Collection entries
= = =
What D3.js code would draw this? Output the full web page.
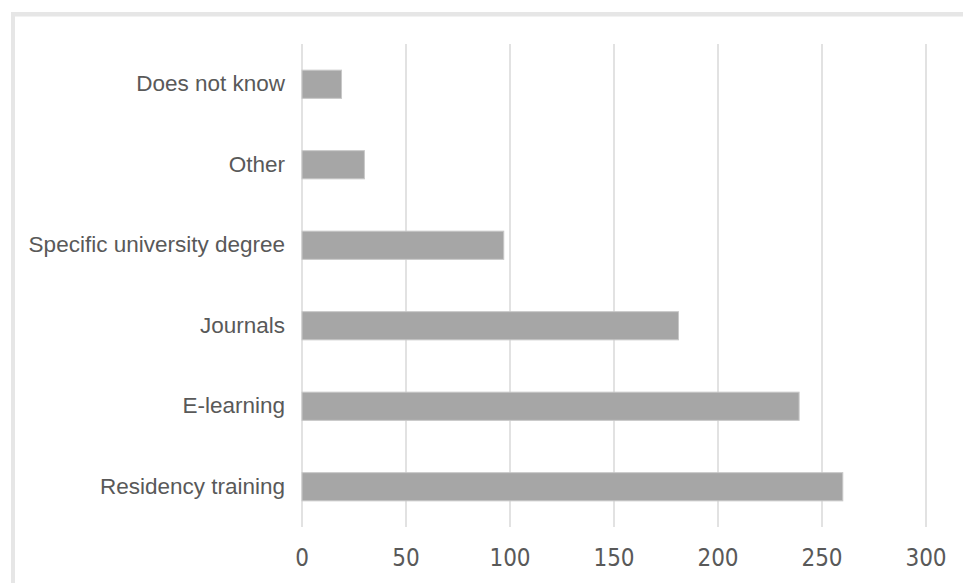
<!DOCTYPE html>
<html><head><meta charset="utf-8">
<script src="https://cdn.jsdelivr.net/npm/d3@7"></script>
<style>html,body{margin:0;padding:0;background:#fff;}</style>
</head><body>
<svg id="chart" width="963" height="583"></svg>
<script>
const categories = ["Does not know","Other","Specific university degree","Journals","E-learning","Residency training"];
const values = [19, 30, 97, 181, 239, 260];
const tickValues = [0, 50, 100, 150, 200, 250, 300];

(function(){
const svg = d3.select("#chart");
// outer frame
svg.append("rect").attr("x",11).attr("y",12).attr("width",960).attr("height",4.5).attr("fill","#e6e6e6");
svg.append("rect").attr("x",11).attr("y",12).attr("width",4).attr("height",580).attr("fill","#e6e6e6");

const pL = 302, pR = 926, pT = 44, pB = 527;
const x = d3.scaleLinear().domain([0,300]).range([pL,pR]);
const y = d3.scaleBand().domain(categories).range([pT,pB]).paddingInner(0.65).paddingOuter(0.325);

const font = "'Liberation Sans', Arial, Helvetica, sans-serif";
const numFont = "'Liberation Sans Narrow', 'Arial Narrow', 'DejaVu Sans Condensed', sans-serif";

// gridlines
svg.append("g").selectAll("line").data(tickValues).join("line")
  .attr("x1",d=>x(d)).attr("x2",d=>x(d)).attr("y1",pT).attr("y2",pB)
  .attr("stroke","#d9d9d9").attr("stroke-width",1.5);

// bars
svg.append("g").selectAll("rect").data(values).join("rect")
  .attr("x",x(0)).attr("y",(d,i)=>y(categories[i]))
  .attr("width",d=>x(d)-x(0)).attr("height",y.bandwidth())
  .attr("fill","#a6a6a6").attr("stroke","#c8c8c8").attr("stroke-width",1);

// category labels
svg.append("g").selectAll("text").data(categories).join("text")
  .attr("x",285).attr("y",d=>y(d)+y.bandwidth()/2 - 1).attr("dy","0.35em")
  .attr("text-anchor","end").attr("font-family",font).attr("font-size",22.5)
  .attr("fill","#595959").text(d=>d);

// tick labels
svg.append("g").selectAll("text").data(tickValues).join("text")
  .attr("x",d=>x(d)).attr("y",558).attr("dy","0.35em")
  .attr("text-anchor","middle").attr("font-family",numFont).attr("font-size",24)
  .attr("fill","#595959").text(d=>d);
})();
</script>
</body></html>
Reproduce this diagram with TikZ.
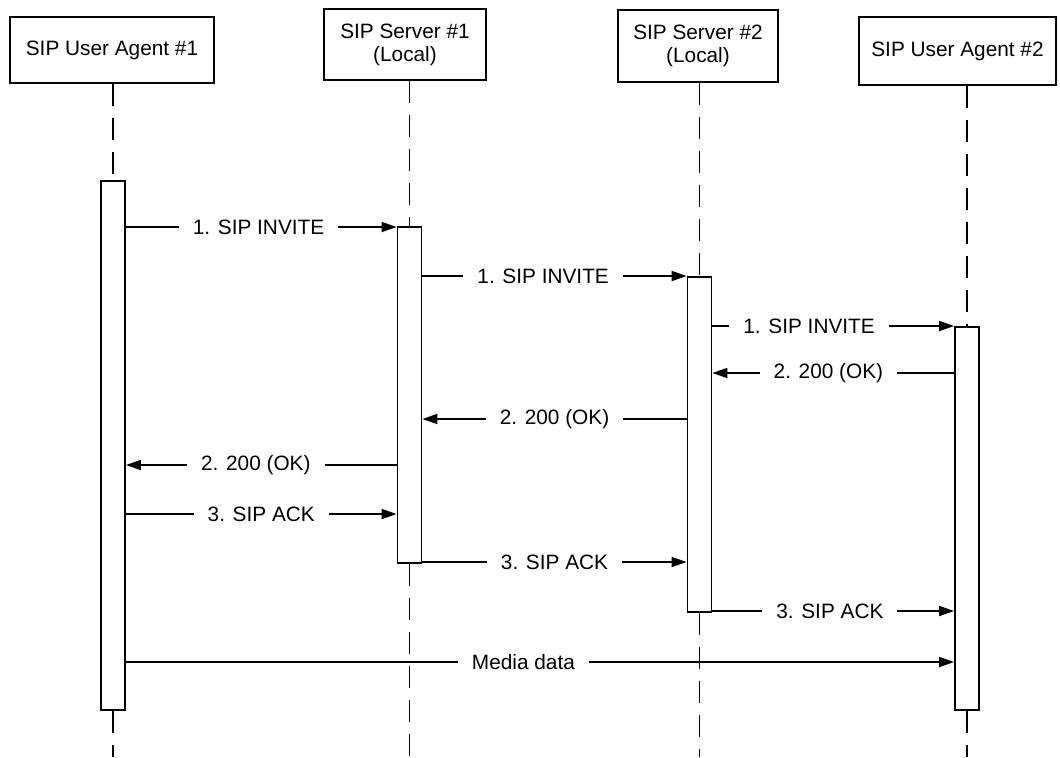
= = =
▶ [YOUR INSTRUCTIONS]: Print out the whole of the material word for word, without pictures.

▶ [WRITTEN ANSWER]:
What D3.js code would draw this? Output the full web page.
<!DOCTYPE html>
<html><head><meta charset="utf-8">
<script src="https://cdn.jsdelivr.net/npm/d3@7"></script>
<style>html,body{margin:0;padding:0;background:#fff;}</style>
</head><body>
<svg id="chart" width="963" height="583"></svg>
<script>
const categories = ["Does not know","Other","Specific university degree","Journals","E-learning","Residency training"];
const values = [19, 30, 97, 181, 239, 260];
const tickValues = [0, 50, 100, 150, 200, 250, 300];

(function(){
const svg = d3.select("#chart");
// outer frame
svg.append("rect").attr("x",11).attr("y",12).attr("width",960).attr("height",4.5).attr("fill","#e6e6e6");
svg.append("rect").attr("x",11).attr("y",12).attr("width",4).attr("height",580).attr("fill","#e6e6e6");

const pL = 302, pR = 926, pT = 44, pB = 527;
const x = d3.scaleLinear().domain([0,300]).range([pL,pR]);
const y = d3.scaleBand().domain(categories).range([pT,pB]).paddingInner(0.65).paddingOuter(0.325);

const font = "'Liberation Sans', Arial, Helvetica, sans-serif";
const numFont = "'Liberation Sans Narrow', 'Arial Narrow', 'DejaVu Sans Condensed', sans-serif";

// gridlines
svg.append("g").selectAll("line").data(tickValues).join("line")
  .attr("x1",d=>x(d)).attr("x2",d=>x(d)).attr("y1",pT).attr("y2",pB)
  .attr("stroke","#d9d9d9").attr("stroke-width",1.5);

// bars
svg.append("g").selectAll("rect").data(values).join("rect")
  .attr("x",x(0)).attr("y",(d,i)=>y(categories[i]))
  .attr("width",d=>x(d)-x(0)).attr("height",y.bandwidth())
  .attr("fill","#a6a6a6").attr("stroke","#c8c8c8").attr("stroke-width",1);

// category labels
svg.append("g").selectAll("text").data(categories).join("text")
  .attr("x",285).attr("y",d=>y(d)+y.bandwidth()/2 - 1).attr("dy","0.35em")
  .attr("text-anchor","end").attr("font-family",font).attr("font-size",22.5)
  .attr("fill","#595959").text(d=>d);

// tick labels
svg.append("g").selectAll("text").data(tickValues).join("text")
  .attr("x",d=>x(d)).attr("y",558).attr("dy","0.35em")
  .attr("text-anchor","middle").attr("font-family",numFont).attr("font-size",24)
  .attr("fill","#595959").text(d=>d);
})();
</script>
</body></html>
Reproduce this diagram with TikZ.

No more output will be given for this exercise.